Yapılan hataların sorumluluğunu almak gerektiğinin altını çizen Eğilmez, KKM ile ilgili de şu örneği verdi:
“Mesela 2021 Eylül’ünde enflasyon yükselirken faizi indirmeye başladığımızda hem enflasyon hem de kur yükselmeye başladığında KKM icat edip hatayı katlamak yerine, yanlış yaptığımızı kabul edip zaman geçirmeden faizi eski düzeyinin birkaç puan üzerine çıkarsaydık ne KKM zararı doğacaktı ne de toplumun katlandığı inanılmaz maliyetler.”

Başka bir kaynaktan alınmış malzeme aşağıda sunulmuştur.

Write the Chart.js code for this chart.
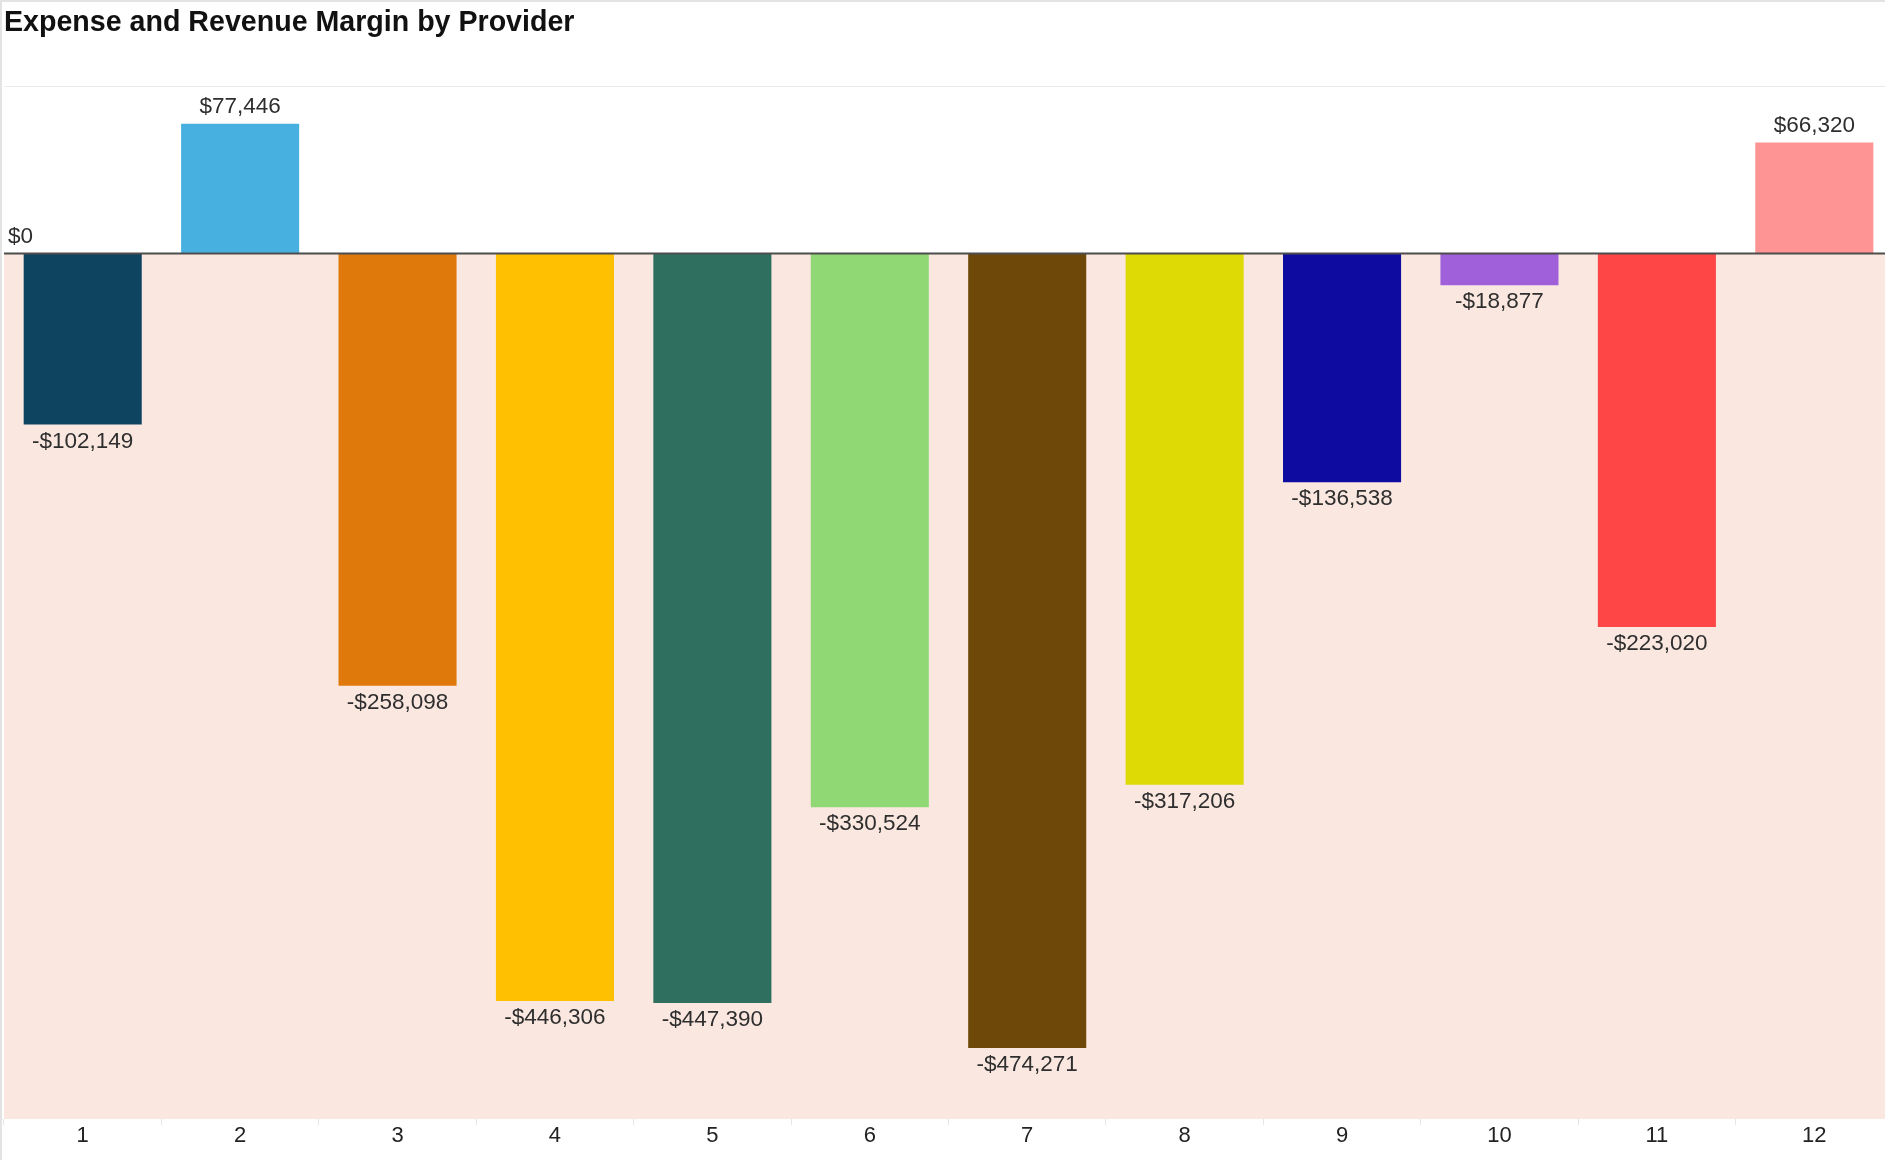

Türk toplumunun genel eğiliminin hatayı başkasında aramak olduğunu belirten Dr. Mahfi Eğilmez, son olarak çocuklara özür dilemenin bir erdem olduğunun öğretilmesinin birçok sorunu çözebileceğine vurgu yaptı:
Ne çare ki Türk toplumunun genel eğilimi hatayı başkasında aramak biçimindedir. Çocuklarınıza bakın özür dilemeyi biliyorlar mı? Özür dilemek bizim toplumda yaygın bir tavır değildir. Özür dileseniz karşı taraf çoğu kez sizi takdir etmek bir yana tam tersine aşağılar. Oysa uygar toplumlarda özür dilemek genellikle yaygın ve saygın bir davranıştır ve takdir görür. Özür dileyerek sonu kavgaya varacak birçok olayı engelleyebilirsiniz.
İlkokuldan başlayarak hatayı kabul etmenin ve özür dilemenin bir erdem olduğunu çocuklarımıza öğretsek bu toplumun birçok sorunu çözülür.”